- **SUPPLIED MATERIAL**:
========================

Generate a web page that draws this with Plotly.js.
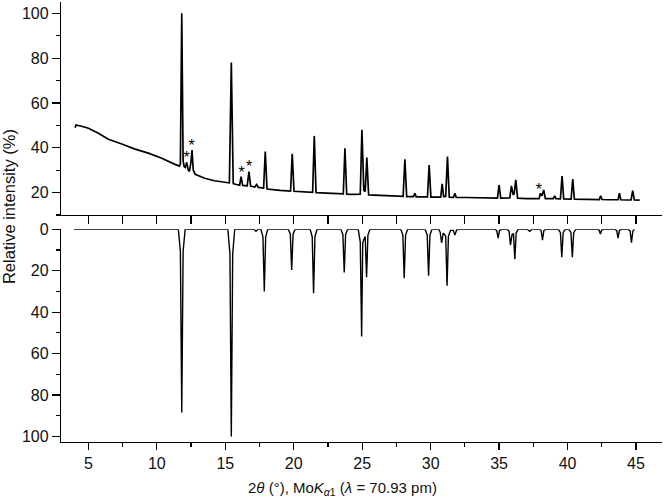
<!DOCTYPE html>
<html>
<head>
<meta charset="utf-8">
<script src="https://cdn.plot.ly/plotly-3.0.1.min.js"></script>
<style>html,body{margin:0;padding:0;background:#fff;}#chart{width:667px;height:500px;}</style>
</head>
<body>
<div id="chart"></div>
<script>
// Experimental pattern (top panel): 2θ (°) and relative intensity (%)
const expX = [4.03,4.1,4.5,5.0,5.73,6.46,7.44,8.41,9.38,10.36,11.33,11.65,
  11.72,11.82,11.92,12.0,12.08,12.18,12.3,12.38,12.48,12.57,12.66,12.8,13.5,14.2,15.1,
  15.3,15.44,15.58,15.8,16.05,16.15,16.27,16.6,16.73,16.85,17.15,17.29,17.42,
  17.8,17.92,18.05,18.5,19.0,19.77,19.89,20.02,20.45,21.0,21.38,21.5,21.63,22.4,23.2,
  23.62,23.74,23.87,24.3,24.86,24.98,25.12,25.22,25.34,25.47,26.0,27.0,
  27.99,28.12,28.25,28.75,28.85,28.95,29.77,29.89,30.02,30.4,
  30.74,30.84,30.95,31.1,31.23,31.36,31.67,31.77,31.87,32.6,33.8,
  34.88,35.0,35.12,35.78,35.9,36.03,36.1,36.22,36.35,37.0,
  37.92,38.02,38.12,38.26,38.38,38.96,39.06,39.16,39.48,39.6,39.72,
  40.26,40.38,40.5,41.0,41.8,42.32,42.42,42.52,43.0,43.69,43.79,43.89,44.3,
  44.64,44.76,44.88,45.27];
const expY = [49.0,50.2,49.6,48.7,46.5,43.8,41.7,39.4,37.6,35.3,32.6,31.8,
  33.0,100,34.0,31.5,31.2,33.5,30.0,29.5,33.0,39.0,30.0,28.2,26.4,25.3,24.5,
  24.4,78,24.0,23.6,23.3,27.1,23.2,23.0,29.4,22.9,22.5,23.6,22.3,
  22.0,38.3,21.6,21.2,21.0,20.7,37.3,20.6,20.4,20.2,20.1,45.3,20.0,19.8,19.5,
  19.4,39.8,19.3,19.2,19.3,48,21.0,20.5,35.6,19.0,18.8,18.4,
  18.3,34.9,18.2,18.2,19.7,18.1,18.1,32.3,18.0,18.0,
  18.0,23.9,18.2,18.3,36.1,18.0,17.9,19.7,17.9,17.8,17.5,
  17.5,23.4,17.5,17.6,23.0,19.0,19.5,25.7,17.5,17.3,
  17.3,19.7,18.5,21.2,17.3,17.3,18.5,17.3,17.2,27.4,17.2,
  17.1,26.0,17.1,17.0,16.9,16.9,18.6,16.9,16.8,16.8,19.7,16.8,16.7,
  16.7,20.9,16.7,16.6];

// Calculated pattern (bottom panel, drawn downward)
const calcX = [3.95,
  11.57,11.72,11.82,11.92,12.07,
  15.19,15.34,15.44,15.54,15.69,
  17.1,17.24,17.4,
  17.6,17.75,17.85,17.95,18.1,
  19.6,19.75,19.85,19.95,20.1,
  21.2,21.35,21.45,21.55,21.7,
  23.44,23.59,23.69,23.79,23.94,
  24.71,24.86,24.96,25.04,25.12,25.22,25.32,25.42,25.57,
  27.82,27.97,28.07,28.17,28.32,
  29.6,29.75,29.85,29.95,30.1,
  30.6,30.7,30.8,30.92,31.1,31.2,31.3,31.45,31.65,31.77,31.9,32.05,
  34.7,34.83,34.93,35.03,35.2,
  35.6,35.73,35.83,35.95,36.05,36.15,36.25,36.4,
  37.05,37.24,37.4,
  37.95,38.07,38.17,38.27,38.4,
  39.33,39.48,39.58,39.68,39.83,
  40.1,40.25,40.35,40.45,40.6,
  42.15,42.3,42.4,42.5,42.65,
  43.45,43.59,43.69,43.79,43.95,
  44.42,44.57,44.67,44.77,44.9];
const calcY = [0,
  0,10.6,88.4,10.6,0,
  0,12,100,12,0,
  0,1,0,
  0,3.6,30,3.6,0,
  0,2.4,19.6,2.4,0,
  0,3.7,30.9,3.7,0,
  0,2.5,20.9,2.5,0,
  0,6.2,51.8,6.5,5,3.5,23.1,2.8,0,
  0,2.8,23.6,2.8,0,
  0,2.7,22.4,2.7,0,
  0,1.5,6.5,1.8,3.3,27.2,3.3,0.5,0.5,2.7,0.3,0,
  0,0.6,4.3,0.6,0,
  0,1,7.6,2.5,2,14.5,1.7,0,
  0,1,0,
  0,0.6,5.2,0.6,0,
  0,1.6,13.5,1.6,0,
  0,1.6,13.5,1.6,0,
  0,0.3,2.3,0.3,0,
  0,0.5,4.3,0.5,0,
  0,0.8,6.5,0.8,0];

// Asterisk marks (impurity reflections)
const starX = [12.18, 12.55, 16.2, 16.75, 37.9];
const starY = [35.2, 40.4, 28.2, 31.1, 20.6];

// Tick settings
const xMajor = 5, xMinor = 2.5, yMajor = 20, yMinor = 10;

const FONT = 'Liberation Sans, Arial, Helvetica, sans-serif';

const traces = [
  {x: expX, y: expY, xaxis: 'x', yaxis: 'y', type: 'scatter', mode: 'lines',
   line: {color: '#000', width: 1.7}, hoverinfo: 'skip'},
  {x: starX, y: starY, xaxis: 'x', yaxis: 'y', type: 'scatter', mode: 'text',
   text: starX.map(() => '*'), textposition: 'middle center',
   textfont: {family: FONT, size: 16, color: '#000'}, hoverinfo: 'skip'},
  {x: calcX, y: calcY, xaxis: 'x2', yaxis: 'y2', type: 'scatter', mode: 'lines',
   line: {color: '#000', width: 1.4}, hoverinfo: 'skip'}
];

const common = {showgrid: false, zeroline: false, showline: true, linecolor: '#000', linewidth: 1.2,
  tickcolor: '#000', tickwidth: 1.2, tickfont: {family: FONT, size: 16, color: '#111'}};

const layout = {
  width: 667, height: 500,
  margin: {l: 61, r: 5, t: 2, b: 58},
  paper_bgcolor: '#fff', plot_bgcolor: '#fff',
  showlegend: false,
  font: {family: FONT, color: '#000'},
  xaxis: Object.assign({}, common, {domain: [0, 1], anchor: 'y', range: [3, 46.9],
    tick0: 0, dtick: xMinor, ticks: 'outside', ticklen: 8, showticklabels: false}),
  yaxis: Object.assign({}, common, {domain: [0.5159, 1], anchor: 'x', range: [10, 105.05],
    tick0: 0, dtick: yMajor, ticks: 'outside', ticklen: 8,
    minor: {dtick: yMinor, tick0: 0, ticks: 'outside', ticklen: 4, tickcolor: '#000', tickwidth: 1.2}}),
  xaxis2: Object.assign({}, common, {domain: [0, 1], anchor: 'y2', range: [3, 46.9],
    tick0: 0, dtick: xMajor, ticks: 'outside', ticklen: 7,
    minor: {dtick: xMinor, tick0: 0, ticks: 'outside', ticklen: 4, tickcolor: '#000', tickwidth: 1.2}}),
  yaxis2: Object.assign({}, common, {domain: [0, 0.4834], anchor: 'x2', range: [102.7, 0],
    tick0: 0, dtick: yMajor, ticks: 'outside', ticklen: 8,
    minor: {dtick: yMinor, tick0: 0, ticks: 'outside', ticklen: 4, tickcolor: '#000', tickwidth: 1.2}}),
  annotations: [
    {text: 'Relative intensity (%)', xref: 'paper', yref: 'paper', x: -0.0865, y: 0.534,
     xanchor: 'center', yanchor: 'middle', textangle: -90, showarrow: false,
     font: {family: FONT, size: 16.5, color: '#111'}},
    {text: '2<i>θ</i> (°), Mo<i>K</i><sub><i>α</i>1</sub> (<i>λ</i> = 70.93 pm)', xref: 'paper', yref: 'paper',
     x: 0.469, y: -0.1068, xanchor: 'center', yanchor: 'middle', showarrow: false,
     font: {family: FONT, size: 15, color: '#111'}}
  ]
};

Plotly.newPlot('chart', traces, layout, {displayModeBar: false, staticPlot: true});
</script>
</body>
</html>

========================

- **WORK TO COMPLETE**: From the first line of the material down to the line containing "16.7,20.9,16.7,16.6];", inclusive, return each line exactly, skipping any picture.

- **RESULT OF THIS TASK**:
Generate a web page that draws this with Plotly.js.
<!DOCTYPE html>
<html>
<head>
<meta charset="utf-8">
<script src="https://cdn.plot.ly/plotly-3.0.1.min.js"></script>
<style>html,body{margin:0;padding:0;background:#fff;}#chart{width:667px;height:500px;}</style>
</head>
<body>
<div id="chart"></div>
<script>
// Experimental pattern (top panel): 2θ (°) and relative intensity (%)
const expX = [4.03,4.1,4.5,5.0,5.73,6.46,7.44,8.41,9.38,10.36,11.33,11.65,
  11.72,11.82,11.92,12.0,12.08,12.18,12.3,12.38,12.48,12.57,12.66,12.8,13.5,14.2,15.1,
  15.3,15.44,15.58,15.8,16.05,16.15,16.27,16.6,16.73,16.85,17.15,17.29,17.42,
  17.8,17.92,18.05,18.5,19.0,19.77,19.89,20.02,20.45,21.0,21.38,21.5,21.63,22.4,23.2,
  23.62,23.74,23.87,24.3,24.86,24.98,25.12,25.22,25.34,25.47,26.0,27.0,
  27.99,28.12,28.25,28.75,28.85,28.95,29.77,29.89,30.02,30.4,
  30.74,30.84,30.95,31.1,31.23,31.36,31.67,31.77,31.87,32.6,33.8,
  34.88,35.0,35.12,35.78,35.9,36.03,36.1,36.22,36.35,37.0,
  37.92,38.02,38.12,38.26,38.38,38.96,39.06,39.16,39.48,39.6,39.72,
  40.26,40.38,40.5,41.0,41.8,42.32,42.42,42.52,43.0,43.69,43.79,43.89,44.3,
  44.64,44.76,44.88,45.27];
const expY = [49.0,50.2,49.6,48.7,46.5,43.8,41.7,39.4,37.6,35.3,32.6,31.8,
  33.0,100,34.0,31.5,31.2,33.5,30.0,29.5,33.0,39.0,30.0,28.2,26.4,25.3,24.5,
  24.4,78,24.0,23.6,23.3,27.1,23.2,23.0,29.4,22.9,22.5,23.6,22.3,
  22.0,38.3,21.6,21.2,21.0,20.7,37.3,20.6,20.4,20.2,20.1,45.3,20.0,19.8,19.5,
  19.4,39.8,19.3,19.2,19.3,48,21.0,20.5,35.6,19.0,18.8,18.4,
  18.3,34.9,18.2,18.2,19.7,18.1,18.1,32.3,18.0,18.0,
  18.0,23.9,18.2,18.3,36.1,18.0,17.9,19.7,17.9,17.8,17.5,
  17.5,23.4,17.5,17.6,23.0,19.0,19.5,25.7,17.5,17.3,
  17.3,19.7,18.5,21.2,17.3,17.3,18.5,17.3,17.2,27.4,17.2,
  17.1,26.0,17.1,17.0,16.9,16.9,18.6,16.9,16.8,16.8,19.7,16.8,16.7,
  16.7,20.9,16.7,16.6];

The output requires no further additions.